Ambos grupos se apresentaram no Cinema Dicca (depois Cinema Matchedje / Cine-Teatro Gilberto Mendes) no dia 13 de Dezembro de 1969. E conforme o jornal A Tribuna de 15 do mesmo mês, o domínio técnico e execução sublime de Chris Schilder 5, entretanto em trio – piano, contrabaixo e bateria – não vibrou a audiência como os Malombo Jazz Makers o fizeram. “Este conjunto atingiu notas muito altas de emoção da assistência com interpretações de música acentuadamente africana”, descreve a publicação. Os dois ainda se apresentaram na Associação Académica de Moçambique e no Auditório da actual Rádio Moçambique.

António Sopa ainda refere o 1 Festival de Jazz de Lourenço Marques, em 1973, como outra ocasião em que importantes bandas sul-africanas actuaram na actual Maputo. Trata-se de The Jazz Revellers, The Jazz Clan e o quarteto Coronets.

Terá impulsionado a vinda de músicos sul-africanos ao país, o facto de o empresário Alfred Herbert que descobriu Miriam Makeba, Danny Williams, Penny Whistle, Dorothy Musuka, ter se interessado em divulgar artistas negros cá. Foi pelas suas mãos que em Março de 63, Mona Miller, Tandi Khumala e Gregory Gallan, integrantes do conjunto African Follies, realizou uma jam session no restaurante Ponta do Mar.

Moçambicanos incluem Jazz no seu repertório

O escritor e jornalista Calane da Silva, numa entrevista gravada em 2012, conta ter memória de Firmino dos Santos, Jaime da Cruz (Patchera) e, provavelmente, Daíco, a ensaiarem Jazz aos sábados à tarde, no seu quintal no periférico bairro da Malanga, entre 1954 e 1958.

Para Sopa é nítido, entretanto, que a entrada em cena dos agrupamentos João Domingos, Djambo e Harmonia, no início dos anos 60 introduz executantes negros e mestiços na cena moçambicana do Jazz.

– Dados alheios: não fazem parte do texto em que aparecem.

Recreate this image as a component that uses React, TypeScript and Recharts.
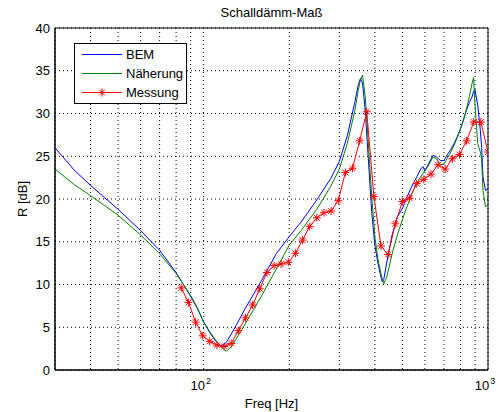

Já nessa altura, o maior entusiasta do ritmo de que temos memória, o fotojornalista Ricardo Rangel estava tomando pelo ritmo, aliás, desde o período da Segunda Grande Guerra que obteve as raras colecções V-discs, discos da victória, edições especiais distribuídas pelos batalhões norte-americanos para os animar nos palcos dos teatros da II Guerra Mundial. Rangel, que nessa altura frequentava a zona baixa da cidade, à volta do Porto, teve o privilégio de receber algumas cópias que constituem uma relíquia para qualquer colecionador do género. Em entrevista ao jornal A Tribuna, publicada no dia 28 de Junho de 1963, Rangel, responde a pergunta “Acha que Lourenço Marques se interessa por jazz?”, dizendo: “Com certeza. Se não vejo o que tem acontecido sempre que há chance para uma sessão jazzística: a juventude e até os adultos acorrem em massa”.

Em finais de 1962, entretanto, depois de uma sessão do conjunto local Renato Silva, no restaurante Zambi, o organizador dizia ao A Tribuna que não via assim tanto entusiasmo para o Jazz em Maputo. Sessão essa que, conforme Sopa, teve uma aderência massiva de músicos moçambicanos, como o baterista Alexandre Goveris, o sax alto Luís Chess, guitarra elétrico João Domingos, o trompetista Hassane, os saxofonistas tenor Gonzaga e Rachid, além do Tiago (trombone) entre outros como o Freddie Platz (piano) que tocava na boîte do Hotel Girassol, John Miller, de férias na cidade, e Aubrey (contrabaixo).

António Sopa considera essa sessão particularmente importante pelo facto de a partir dela ter-se tentado organizar outras com regularidade no restaurante Zambi e no Hotel Girassol com presença de músicos moçambicanos dos conjuntos João Domingos e Djambu e músicos estrangeiros impulsionados também pelo entusiasta Augusto Pereira.